Deep Cleaning in Space

NASA tracks 27,000 pieces of debris in outer space. An engineer is laying the groundwork to clean it up.

Preventing pieces of space debris from crashing into each other—or from falling uncontrollably down to Earth—is a problem engineers have been grappling with for decades.

Now Eleonora Botta, an assistant professor of aerospace engineering at the University at Buffalo, is using a National Science Foundation grant to examine how to best utilize robot tether systems to corral some of the 27,000 pieces of debris that NASA tracks.

Systems inspired by Spider-Man

Many of these space-cleaning systems call for using nets—imagine a satellite shooting a web, like Spider-Man—to capture and control debris.

“The idea is that, after a piece of space debris is captured, it is tugged to a disposal orbit by the active spacecraft the tether is deployed from,” says Botta. “For objects in low-Earth orbit, the disposal orbit would be such that the captured piece of debris would reenter and burn up in the Earth’s atmosphere.”

A paramount mission

Both Japan and the European Space Agency have launched satellites for similar operations. None have proved especially effective, however. With space debris collisions an increasing concern—the 20-ton Chinese booster rocket that crashed down to Earth last May could be just the start—the importance of improving the technology is clear.

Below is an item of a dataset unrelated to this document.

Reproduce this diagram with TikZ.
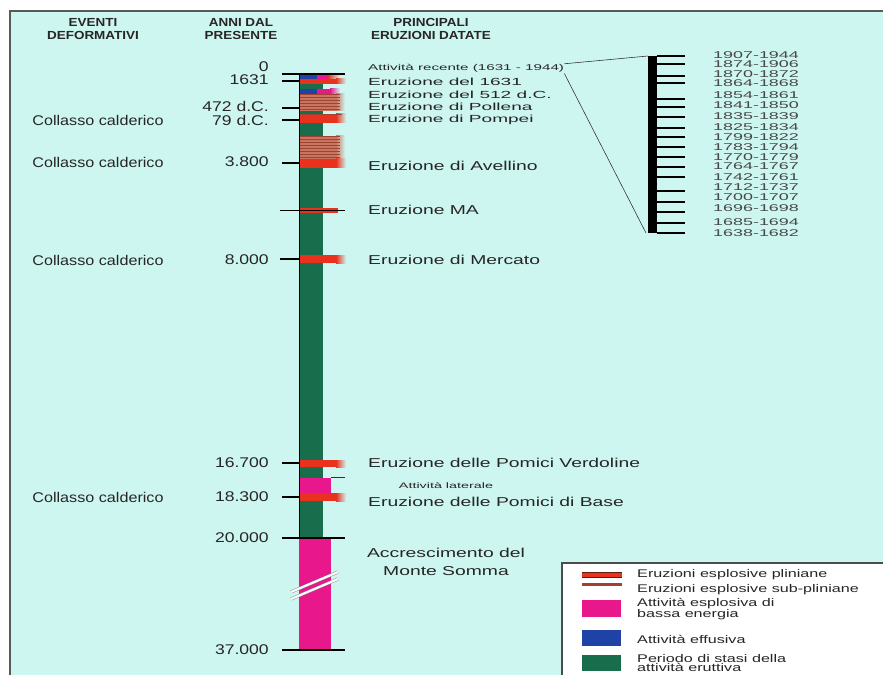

For the grant, Botta will use powerful computers to model all components of the robot tether system. That includes a chaser spacecraft with sensors and actuators, controlled reeling mechanisms, the cable and net, as well as targeting and contact dynamics. She aims to find ways to make existing or proposed systems more effective as well as simpler and less expensive.

Safer reentry

Botta will also focus on what happens after the debris is captured. The system as well as the debris it captures are involved in a process known as “de-tumbling,” whereby an out-of-control object in space is brought under control.

An advantage of actively capturing and de-orbiting large pieces of debris, says Botta, is that their reentry trajectory can be regulated. If a piece of debris survived the reentry, she explains, “it would splash down in the ocean with extremely low probability of causing any casualties.”